The headliner hands down was Elon Musk, CEO of Tesla and chair of social media platform X, who has pledged to give $45 million a month to a Trump-aligned super PAC.
Other big tech names on the Trump train include venture capitalists David Sacks, Marc Andreessen and Ben Horowitz. There’s also Peter Thiel, co-founder of PayPal and former boss — at his Silicon Valley VC firm — of Republican vice presidential candidate J.D. Vance.
The flood of big tech names coming out publicly for Trump and the GOP is a sharp departure from Silicon Valley’s past political practices.
“In the 2010s the industry didn’t have a huge presence, they were happy to stay out of politics,” said Princeton political historian Julian Zelizer. That changed as the sector grew, and faced more political pushback from legislators and consumers.
By 2020, tech was a big player, backing mostly Democrats. But this election cycle, Republicans are getting a big piece of the action, says Zelizer.
“To spread [the tech industry’s] money everywhere, have more of a bipartisan presence so that everyone’s in favor of them,” he said.
Support for Republicans from figures like Elon Musk and Peter Thiel comes from a strong libertarian, hands-off-my-business ideology.
But Zelizer says even CEOs who lean Democratic on social and environmental issues might back Trump for what they think he’ll do for their bottom line.
“Cutting taxes, deregulating for industry and courting finance,” he said.
Still, tech CEOs rushing to the right aren’t likely to bring their more liberal workers with them, says Sarah Bryner at OpenSecrets.
“Rank-and-file Silicon Valley I don’t think is necessarily in the same pool as venture capitalist leader Silicon Valley,” she said. “When you look at donations by people who aren’t giving a million dollars, they still heavily favor Democrats.”
Endorsements by Musk and other celebrity CEOs could still influence the wider electorate.
Political scientist Casey Dominguez at the University of San Diego remembers a key endorsement Barack Obama got in 2008.
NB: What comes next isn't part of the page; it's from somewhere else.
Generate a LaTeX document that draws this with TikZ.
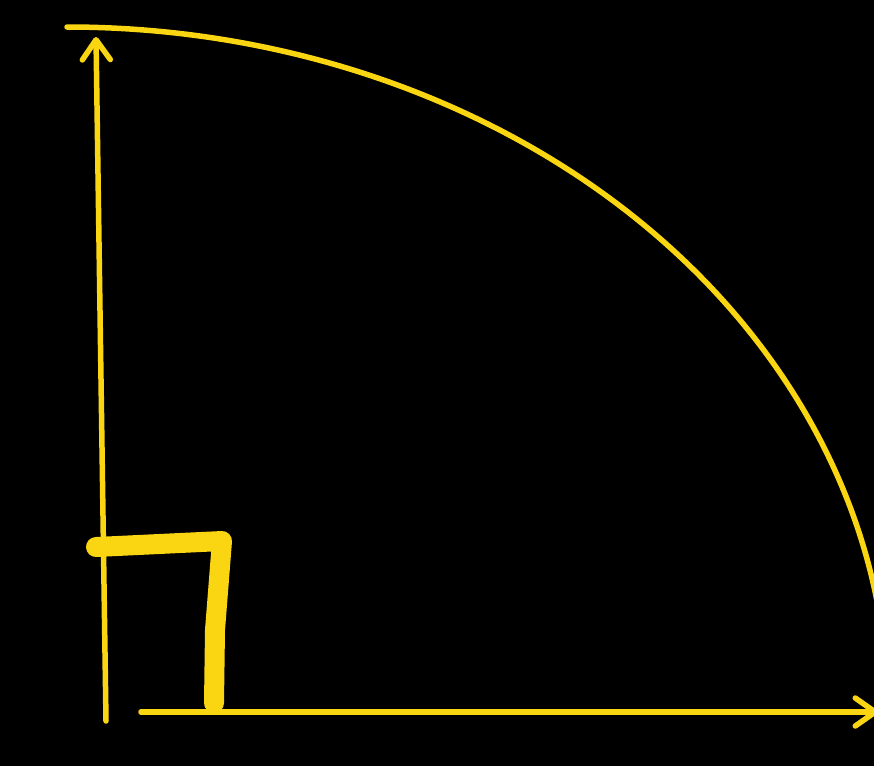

“Oprah Winfrey — we’re talking about an astronomical level of celebrity,” she said. “The tech CEOs I don’t think reach those levels of celebrity or adoration.”
Another thing to keep in mind: voters are also consumers, who vote with their wallets.
“There is a contingent attracted to someone like Elon Musk and his products — Teslas and things like that — but don’t really like all of this other stuff that comes with it,” said Americus Reed, a marketing professor at the Wharton School.
“For someone to say, ‘well, I’m not going to buy these products because they are soiled with political points of view that I don’t agree with?'”
Reed thinks it’ll take a lot more than conservative political endorsements and super PAC donations for that to happen.